Ivan Viripaev sait renouveler et tricoter assez habilement, avec un langage fondé sur la répétition et en partie sur le récit à partir d’une situation bien connue au théâtre, une histoire de quatre amours croisés. Mais nous ne saurons jamais qui a vraiment aimé l’autre ou a eu un moment de passion pour l’amie ou l’ami de toujours avec qui il ou elle, n’était pas marié.. Albert a une très mauvais vue et n’est pas peiné d’apprendre que sa femme l’a en fait «trompé toute sa vie ». Vrai ou faux? Ou les deux… Viripaev sait nous balader, mais à un moment, finis la comédie et le badinage… Margaret s’est pendue dans sa chambre en laissant un mot. Sandra mourra aussi et Albert, vivra encore dix ans, jusqu’à quatre-vingt douze ans.
Mise en scène épurée et au cordeau: plateau noir, murs noirs et costumes noir et blanc, que ce soit pour les quatre filles ou les trois garçons. Seuls éléments scénographiques: des lampadaires alignés sur le côté avec un socle en bois où ceux qui ne jouent pas, regardent sagement assis ceux qui jouent: vieux procédé brechtien plus qu’usé-et une sorte de cadre parallélépipédique. Et aussi un effet miroir en fond de scène.
La direction d’acteurs extrêmement stricte: on voit qu’il y a eu en amont, tout un investissement chez ces jeunes interprètes qui font ici un travail remarquable et ils ont tous une belle présence mais il y a parfois une effet de réverbération sonore pas très agréable, dû à ce plateau nu. Dommage. Ils réussissent à tirer le meilleur parti de ce texte difficile, souvent assez sec et démonstratif qui, passées soixante minutes, a tendance à faire du surplace. Loin de toute émotion…

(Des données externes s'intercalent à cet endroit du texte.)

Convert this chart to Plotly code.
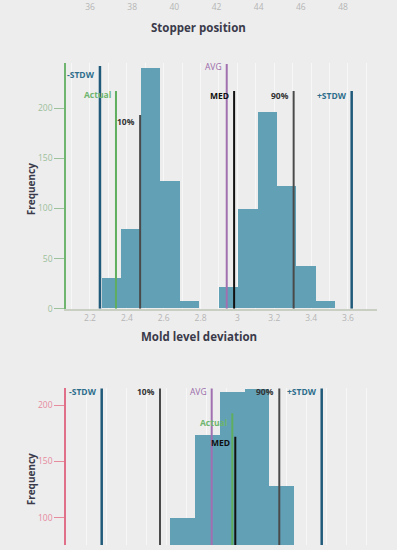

Mention spéciale à Marine Déchelette, Élise Friha, Marine Guez et Alice Jalleau qui sont plus solides que les garçons, comme souvent à la sortie des écoles de théâtre. C’était seulement la deuxième de cette série de représentations et le spectacle devrait se bonifier. En tout cas, c’est une bonne leçon de travail pour ces jeunes acteurs et Galin Stoev a eu raison de les lancer dans cette aventure.
Philippe du Vignal
Spectacle vu le 24 avril, jusqu’au 7 mai au Théâtre de la Cité, 1 rue Pierre Baudis, Toulouse (Haute-Garonne). T. : 05 34 45 05 05.
Le théâtre d’Ivan Viripaev est édité en France aux Solitaires intempestifs.